Being able to use template parameters like {{args.service-name}} directly inside queries is quite convenient — it lets you reuse the same AnalysisTemplate across multiple services.

The Prometheus provider returns a vector as the PromQL execution result. In successCondition: result[0] >= 0.95, result[0] refers to the first value of the returned time series. For queries where a single value is expected, it's always safe to use result[0].

At this point, let me summarize the commonly appearing parameters.

Parameter	Description
`interval`	Metric measurement interval (e.g., `5m`)
`count`	Number of measurements (0 means repeat indefinitely until rollout ends)
`successCondition`	Success condition expression
`failureCondition`	Failure condition expression
`failureLimit`	Number of tolerable failures (exceeding this count marks the analysis as failed)
`inconclusiveLimit`	Tolerated count for inconclusive results (e.g., metric not returned)

failureLimit and inconclusiveLimit are subtly different. failureLimit counts how many times the condition evaluation result is "failed," while inconclusiveLimit counts how many times the metric itself was not returned or could not be evaluated. To prevent a perfectly healthy deployment from rolling back due to momentary network issues or metric collection delays, it's good practice to configure inconclusiveLimit appropriately.

Example 2: Configuring a P99 Latency Gate with Datadog

Business metrics often accumulate in Datadog. Here's an example that blocks promotion when P99 response latency exceeds 200ms.

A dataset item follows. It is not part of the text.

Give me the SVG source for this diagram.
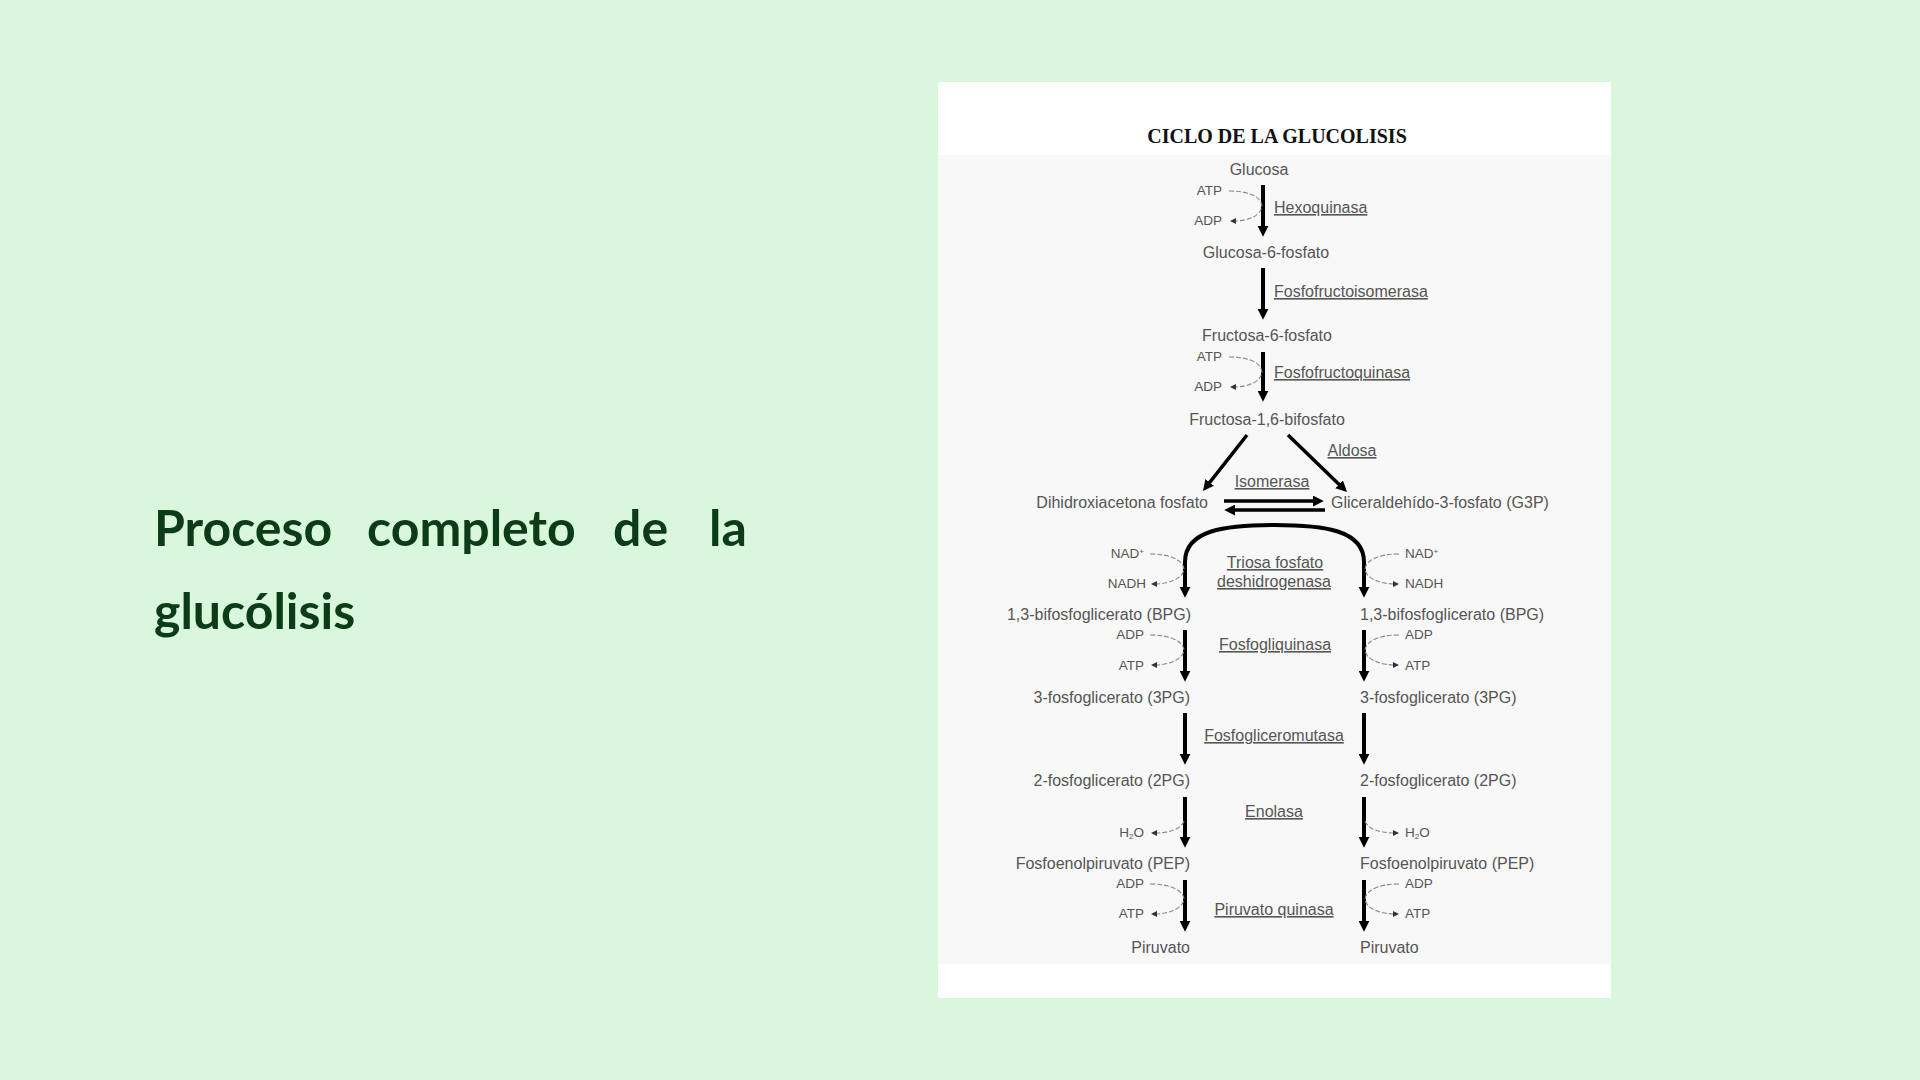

Honestly speaking, I stumbled in two ways with the Datadog provider at first. One was nil handling, and the other was using the wrong aggregation function for latency metrics. .as_count() is a function for converting rate-based metrics into counts — attaching it to a duration-like latency metric makes no sense. P99 latency requires a percentile aggregation method.

yaml

apiVersion: argoproj.io/v1alpha1
kind: AnalysisTemplate
metadata:
  name: datadog-latency-gate
spec:
  args:
  - name: service-name
  metrics:
  - name: p99-latency
    interval: 5m
    count: 5
    # default() for nil handling is essential — see the callout below for why
    successCondition: "default(result, 0) < 200"
    failureLimit: 2
    provider:
      datadog:
        apiVersion: v2
        # Query P99 latency using percentile aggregation
        # .as_count() is for rate conversion, so do not use it on duration metrics
        query: |
          p99:trace.web.request.duration.by.resource_service{
            service:{{args.service-name}}
          }

Datadog credentials must always be separated into a Secret. The namespace must be set to argo-rollouts for the controller to recognize it.

yaml

apiVersion: v1
kind: Secret
metadata:
  name: datadog
  namespace: argo-rollouts
stringData:
  address: https://api.datadoghq.com
  api-key: <DD_API_KEY>
  app-key: <DD_APP_KEY>

Why the default() function is necessary: Datadog returns nil when there is no data for a given time window. Evaluating nil < 200 in successCondition raises an exception, causing the analysis to go into an Inconclusive state. Specifying a default value with default(result, 0) handles this situation safely.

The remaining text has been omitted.